Dataset rows
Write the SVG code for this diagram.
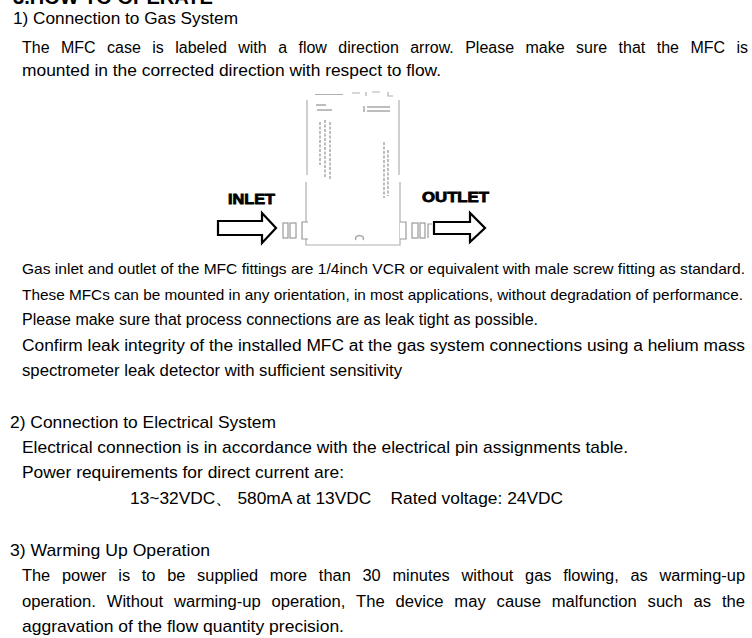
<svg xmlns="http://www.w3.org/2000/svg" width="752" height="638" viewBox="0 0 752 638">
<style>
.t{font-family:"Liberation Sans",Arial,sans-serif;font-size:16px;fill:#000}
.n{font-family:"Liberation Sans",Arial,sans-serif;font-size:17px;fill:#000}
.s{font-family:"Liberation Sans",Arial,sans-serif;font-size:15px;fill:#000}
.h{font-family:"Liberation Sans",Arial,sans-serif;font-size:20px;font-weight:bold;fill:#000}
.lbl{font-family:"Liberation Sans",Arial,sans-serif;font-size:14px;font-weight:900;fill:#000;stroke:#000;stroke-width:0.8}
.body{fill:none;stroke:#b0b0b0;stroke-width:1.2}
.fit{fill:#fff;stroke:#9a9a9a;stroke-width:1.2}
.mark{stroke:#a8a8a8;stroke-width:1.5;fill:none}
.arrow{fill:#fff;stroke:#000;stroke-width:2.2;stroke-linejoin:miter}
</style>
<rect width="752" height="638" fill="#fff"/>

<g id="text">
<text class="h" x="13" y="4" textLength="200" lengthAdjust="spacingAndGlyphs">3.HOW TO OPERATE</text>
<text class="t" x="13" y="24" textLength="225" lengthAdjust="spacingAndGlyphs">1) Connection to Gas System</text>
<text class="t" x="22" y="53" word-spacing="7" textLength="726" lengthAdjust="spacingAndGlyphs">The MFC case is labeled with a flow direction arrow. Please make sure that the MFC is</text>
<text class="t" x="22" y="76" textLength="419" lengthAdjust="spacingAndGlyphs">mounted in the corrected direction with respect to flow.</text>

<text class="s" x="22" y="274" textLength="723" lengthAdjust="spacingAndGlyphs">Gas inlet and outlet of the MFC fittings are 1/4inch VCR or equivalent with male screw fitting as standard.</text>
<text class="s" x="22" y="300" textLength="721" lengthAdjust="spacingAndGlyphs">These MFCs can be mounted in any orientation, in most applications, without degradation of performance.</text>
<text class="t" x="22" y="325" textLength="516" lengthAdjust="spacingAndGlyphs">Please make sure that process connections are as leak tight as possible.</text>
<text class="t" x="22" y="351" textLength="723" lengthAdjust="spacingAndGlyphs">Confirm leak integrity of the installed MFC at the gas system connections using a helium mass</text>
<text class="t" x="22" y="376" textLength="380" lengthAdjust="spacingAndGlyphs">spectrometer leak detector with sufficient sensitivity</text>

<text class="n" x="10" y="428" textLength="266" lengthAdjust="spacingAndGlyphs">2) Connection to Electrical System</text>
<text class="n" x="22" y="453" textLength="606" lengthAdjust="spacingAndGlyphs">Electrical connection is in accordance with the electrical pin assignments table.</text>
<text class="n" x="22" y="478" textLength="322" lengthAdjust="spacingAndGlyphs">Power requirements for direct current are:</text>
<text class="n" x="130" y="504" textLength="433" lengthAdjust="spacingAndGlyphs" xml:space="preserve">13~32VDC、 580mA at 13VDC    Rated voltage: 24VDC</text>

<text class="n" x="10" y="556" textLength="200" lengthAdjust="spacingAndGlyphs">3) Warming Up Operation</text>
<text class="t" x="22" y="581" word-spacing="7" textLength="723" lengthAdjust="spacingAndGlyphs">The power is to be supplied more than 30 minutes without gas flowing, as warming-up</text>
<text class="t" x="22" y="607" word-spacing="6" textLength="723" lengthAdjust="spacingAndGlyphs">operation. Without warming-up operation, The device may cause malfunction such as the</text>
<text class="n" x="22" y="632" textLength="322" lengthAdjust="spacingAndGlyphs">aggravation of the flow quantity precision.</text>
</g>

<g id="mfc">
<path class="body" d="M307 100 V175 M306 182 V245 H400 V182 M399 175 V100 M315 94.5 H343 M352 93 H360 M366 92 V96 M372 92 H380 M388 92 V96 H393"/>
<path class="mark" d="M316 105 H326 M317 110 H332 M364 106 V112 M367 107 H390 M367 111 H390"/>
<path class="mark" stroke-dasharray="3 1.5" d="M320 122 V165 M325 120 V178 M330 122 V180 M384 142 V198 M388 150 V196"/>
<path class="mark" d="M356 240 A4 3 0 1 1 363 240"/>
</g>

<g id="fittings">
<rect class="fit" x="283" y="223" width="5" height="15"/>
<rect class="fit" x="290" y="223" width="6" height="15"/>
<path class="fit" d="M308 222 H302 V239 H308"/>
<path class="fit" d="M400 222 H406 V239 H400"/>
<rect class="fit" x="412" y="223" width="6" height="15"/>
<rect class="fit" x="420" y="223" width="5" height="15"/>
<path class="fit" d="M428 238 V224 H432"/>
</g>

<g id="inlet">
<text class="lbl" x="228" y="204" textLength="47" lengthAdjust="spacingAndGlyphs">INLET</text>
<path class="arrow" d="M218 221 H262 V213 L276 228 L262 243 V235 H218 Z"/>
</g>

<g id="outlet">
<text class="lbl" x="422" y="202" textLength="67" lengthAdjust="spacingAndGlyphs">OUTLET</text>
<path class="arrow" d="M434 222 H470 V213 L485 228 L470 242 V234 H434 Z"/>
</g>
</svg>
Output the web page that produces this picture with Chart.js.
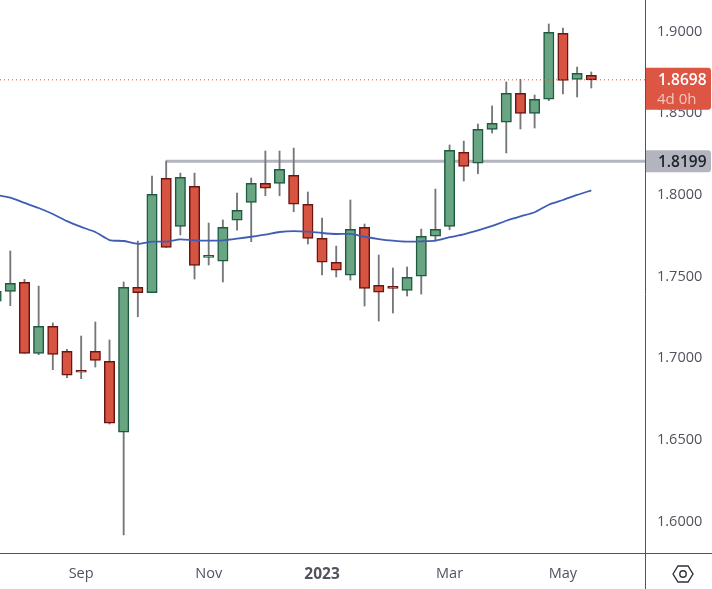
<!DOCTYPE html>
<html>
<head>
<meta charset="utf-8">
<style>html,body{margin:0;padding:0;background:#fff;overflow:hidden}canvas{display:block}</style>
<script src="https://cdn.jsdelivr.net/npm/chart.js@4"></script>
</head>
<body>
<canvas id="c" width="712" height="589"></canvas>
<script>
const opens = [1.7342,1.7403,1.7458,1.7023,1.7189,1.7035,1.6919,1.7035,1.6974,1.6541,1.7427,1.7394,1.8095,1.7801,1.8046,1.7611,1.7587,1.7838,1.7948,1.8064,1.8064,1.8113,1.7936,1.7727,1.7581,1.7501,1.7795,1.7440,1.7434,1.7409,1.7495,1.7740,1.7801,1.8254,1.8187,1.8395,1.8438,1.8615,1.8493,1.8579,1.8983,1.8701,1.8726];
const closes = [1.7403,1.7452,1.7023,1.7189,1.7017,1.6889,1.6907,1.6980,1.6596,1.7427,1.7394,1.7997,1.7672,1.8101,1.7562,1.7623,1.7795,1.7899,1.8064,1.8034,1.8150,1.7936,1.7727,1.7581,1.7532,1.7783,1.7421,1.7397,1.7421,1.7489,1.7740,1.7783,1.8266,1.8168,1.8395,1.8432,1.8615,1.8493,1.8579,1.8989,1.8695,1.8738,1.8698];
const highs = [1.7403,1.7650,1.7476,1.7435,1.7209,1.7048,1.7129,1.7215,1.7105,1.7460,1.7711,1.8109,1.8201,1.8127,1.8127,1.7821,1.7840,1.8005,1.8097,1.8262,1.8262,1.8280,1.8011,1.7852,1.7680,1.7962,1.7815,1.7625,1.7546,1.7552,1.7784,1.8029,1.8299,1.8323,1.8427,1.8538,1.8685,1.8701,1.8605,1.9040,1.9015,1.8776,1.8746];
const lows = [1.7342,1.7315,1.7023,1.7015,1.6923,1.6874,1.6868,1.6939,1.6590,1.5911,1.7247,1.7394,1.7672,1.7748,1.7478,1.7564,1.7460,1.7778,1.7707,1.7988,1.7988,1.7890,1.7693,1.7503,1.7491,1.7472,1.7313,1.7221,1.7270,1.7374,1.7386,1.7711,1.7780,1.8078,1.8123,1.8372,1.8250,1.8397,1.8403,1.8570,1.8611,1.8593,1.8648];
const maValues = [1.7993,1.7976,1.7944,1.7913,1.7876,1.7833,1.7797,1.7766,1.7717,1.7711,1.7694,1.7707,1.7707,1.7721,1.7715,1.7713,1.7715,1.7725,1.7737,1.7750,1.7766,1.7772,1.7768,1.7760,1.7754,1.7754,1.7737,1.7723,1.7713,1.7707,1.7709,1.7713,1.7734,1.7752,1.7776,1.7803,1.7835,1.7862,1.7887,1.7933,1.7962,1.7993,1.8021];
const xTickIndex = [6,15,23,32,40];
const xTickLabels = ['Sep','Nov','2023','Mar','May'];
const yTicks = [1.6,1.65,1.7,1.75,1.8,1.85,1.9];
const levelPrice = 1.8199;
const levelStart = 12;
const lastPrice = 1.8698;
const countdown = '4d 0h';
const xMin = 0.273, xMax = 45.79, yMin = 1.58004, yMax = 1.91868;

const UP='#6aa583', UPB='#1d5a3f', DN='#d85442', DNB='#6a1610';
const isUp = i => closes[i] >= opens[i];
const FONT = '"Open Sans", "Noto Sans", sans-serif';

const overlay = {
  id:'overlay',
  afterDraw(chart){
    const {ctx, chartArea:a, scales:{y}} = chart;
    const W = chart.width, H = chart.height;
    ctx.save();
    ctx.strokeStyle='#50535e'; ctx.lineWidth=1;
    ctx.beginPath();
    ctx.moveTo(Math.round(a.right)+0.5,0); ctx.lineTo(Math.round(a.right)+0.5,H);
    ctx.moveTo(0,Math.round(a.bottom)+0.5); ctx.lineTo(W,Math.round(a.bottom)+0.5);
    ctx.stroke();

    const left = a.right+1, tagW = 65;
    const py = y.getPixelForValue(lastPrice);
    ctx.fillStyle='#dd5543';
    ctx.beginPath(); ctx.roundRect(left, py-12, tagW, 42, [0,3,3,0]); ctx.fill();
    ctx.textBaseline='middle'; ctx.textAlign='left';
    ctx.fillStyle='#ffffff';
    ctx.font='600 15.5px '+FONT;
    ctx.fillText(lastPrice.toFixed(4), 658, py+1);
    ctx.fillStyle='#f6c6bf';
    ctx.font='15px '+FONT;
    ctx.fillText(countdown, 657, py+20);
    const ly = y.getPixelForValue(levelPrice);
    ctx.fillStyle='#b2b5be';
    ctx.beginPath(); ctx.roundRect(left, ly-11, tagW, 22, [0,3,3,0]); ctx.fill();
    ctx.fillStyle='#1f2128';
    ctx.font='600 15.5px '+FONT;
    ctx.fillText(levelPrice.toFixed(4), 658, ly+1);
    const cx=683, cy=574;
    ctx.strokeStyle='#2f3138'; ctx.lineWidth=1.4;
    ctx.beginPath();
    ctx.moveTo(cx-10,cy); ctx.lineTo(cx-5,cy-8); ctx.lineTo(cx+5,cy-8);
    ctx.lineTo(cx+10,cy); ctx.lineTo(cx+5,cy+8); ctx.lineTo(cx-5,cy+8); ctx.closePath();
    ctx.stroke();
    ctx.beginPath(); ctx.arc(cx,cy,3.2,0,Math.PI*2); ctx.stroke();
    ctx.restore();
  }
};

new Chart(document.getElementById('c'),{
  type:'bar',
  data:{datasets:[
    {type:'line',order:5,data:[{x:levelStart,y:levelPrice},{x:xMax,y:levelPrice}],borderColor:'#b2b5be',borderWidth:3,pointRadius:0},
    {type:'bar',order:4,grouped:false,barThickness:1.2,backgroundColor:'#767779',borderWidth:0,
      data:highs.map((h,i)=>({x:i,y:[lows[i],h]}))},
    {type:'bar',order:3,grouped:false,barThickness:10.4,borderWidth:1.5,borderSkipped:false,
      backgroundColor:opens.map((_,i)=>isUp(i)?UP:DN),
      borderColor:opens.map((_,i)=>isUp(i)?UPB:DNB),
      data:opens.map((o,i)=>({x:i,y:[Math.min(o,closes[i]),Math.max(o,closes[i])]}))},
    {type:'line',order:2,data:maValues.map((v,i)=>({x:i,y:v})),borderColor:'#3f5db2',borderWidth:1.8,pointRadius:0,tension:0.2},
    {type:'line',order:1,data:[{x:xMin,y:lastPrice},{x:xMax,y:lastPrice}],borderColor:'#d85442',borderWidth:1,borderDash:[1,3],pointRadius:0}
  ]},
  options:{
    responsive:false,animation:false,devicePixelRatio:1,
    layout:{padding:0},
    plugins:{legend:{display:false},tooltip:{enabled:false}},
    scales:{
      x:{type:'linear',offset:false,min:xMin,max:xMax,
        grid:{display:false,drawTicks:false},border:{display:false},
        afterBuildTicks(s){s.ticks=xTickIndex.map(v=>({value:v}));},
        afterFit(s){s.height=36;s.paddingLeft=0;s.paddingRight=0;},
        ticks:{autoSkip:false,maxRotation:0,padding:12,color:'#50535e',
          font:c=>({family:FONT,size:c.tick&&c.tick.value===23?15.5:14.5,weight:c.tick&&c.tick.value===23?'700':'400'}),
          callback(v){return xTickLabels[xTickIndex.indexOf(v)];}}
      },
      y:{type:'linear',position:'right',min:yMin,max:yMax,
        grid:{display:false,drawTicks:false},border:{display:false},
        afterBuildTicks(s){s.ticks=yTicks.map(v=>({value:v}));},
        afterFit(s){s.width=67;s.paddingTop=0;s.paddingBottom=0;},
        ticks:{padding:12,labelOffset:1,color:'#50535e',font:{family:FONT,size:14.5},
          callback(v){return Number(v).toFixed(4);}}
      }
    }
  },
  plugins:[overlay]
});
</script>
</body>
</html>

[The problem]: Copy, from the material above, each line in which the string "that" occurs.

[The completed task]:
<text class="t" x="22" y="53" word-spacing="7" textLength="726" lengthAdjust="spacingAndGlyphs">The MFC case is labeled with a flow direction arrow. Please make sure that the MFC is</text>
<text class="t" x="22" y="325" textLength="516" lengthAdjust="spacingAndGlyphs">Please make sure that process connections are as leak tight as possible.</text>
Output the web page that produces this picture with Chart.js.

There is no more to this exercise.